[Saved data entries]
********

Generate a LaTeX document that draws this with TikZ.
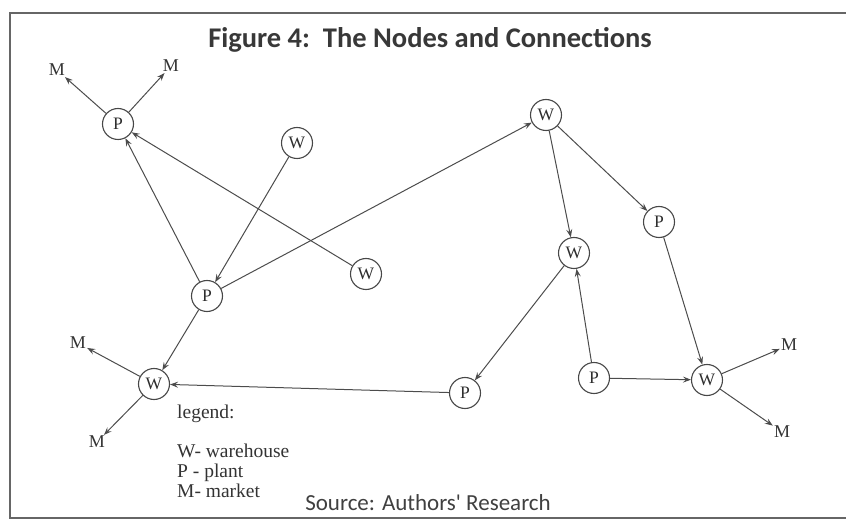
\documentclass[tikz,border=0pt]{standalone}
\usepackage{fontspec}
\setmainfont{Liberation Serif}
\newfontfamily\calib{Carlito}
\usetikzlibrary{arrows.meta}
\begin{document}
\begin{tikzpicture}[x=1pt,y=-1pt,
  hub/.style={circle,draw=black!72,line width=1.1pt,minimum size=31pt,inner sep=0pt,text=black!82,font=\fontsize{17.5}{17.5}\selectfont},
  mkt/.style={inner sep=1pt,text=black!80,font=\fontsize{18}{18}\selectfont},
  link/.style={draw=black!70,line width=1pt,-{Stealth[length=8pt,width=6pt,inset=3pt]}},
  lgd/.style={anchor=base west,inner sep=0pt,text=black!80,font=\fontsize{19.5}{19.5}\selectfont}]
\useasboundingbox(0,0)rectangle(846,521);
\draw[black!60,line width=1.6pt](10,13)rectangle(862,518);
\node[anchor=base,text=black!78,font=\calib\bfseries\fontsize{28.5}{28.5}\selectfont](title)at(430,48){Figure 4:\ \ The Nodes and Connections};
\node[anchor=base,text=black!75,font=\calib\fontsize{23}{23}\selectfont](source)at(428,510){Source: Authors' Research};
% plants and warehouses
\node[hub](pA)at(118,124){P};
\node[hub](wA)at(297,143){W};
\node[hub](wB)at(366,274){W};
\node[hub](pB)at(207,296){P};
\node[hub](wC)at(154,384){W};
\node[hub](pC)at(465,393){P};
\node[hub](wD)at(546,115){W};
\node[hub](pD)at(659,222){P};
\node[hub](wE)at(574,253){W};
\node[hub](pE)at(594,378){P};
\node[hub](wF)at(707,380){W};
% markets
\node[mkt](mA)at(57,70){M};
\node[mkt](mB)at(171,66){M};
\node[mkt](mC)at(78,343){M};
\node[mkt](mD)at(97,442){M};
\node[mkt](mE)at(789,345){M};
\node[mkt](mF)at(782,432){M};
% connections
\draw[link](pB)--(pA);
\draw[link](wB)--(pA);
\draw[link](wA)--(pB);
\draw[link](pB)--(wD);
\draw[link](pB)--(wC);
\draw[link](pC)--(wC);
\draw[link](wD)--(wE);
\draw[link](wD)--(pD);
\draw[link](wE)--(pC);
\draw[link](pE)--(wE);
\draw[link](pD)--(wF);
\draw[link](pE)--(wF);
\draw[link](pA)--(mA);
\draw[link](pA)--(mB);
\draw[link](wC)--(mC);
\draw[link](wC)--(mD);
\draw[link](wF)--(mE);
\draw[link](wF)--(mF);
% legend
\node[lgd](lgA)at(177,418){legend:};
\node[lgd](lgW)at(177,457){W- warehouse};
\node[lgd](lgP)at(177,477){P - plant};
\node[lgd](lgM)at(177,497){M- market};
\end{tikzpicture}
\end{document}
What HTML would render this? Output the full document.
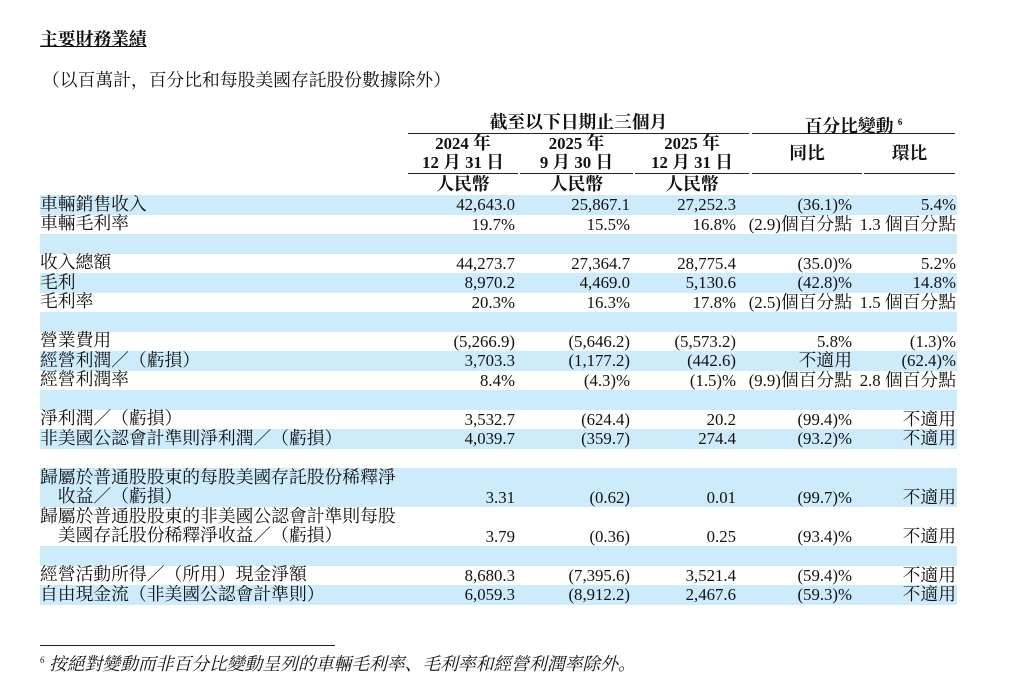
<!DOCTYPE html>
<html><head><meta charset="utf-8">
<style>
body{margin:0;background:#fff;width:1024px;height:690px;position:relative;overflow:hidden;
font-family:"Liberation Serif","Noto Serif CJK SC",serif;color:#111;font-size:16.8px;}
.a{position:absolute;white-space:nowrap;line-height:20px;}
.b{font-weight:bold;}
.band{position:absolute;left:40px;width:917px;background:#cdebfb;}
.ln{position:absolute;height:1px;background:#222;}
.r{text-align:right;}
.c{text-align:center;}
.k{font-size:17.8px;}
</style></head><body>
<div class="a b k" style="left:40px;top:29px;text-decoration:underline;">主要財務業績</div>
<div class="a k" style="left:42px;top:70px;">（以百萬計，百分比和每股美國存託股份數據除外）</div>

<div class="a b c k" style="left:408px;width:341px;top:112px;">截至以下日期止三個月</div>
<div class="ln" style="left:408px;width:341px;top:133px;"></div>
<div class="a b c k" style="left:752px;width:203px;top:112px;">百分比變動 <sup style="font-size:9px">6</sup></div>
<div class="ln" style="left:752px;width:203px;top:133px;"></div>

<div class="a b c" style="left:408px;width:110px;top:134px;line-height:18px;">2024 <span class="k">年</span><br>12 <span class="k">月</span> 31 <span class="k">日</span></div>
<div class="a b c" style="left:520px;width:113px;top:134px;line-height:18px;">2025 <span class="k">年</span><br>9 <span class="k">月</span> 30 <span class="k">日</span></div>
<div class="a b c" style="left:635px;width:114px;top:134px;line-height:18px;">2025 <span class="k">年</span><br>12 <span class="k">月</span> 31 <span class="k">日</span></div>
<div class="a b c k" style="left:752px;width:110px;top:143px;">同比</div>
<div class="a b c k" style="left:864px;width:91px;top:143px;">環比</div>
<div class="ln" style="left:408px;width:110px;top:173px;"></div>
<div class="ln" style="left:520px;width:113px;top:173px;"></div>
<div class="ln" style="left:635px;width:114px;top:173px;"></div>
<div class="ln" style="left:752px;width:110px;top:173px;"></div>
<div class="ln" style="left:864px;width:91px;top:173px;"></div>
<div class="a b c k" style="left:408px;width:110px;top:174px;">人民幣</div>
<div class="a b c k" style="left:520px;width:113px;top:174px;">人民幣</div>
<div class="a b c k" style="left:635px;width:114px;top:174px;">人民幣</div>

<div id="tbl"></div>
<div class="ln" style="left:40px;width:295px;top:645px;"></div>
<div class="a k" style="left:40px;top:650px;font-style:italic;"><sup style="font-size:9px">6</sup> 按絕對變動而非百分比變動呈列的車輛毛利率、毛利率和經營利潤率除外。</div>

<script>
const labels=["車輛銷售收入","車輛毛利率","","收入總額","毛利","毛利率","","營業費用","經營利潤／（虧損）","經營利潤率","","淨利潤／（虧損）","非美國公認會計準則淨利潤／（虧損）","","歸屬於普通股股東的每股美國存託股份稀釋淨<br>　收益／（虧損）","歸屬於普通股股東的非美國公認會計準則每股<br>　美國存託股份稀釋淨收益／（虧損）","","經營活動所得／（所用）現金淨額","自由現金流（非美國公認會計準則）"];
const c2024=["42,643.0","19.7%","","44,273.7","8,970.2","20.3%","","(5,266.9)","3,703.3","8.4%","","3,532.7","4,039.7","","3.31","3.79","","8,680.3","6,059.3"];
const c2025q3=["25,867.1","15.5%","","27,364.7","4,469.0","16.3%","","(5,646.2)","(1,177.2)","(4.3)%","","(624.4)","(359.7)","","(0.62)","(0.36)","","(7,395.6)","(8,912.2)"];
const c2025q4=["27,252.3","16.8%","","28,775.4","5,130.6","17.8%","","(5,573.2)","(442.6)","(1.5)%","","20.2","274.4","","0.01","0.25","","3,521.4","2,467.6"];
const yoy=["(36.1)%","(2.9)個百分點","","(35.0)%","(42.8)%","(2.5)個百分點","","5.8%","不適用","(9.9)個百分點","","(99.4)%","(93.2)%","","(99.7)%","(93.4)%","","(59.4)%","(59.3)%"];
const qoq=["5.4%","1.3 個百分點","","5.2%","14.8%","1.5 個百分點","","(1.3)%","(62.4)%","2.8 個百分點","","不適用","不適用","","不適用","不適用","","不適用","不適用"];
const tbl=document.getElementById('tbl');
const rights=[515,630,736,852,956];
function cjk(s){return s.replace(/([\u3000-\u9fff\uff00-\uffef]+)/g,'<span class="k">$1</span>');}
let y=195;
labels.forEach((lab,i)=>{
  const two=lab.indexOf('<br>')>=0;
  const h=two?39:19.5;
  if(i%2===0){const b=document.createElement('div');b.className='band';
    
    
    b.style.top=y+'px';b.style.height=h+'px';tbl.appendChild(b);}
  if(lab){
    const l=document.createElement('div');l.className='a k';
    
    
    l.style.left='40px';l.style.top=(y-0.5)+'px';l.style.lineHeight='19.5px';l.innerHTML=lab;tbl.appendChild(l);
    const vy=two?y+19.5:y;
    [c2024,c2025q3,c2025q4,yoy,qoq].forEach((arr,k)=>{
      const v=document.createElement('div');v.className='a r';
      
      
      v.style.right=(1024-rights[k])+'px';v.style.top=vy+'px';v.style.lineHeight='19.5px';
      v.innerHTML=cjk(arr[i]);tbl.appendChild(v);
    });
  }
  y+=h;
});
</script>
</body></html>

********

■ Required work ■
Check each line of the records for "this" and copy the ones that contain it.

■ Written answer ■
Generate a LaTeX document that draws this with TikZ.
What HTML would render this? Output the full document.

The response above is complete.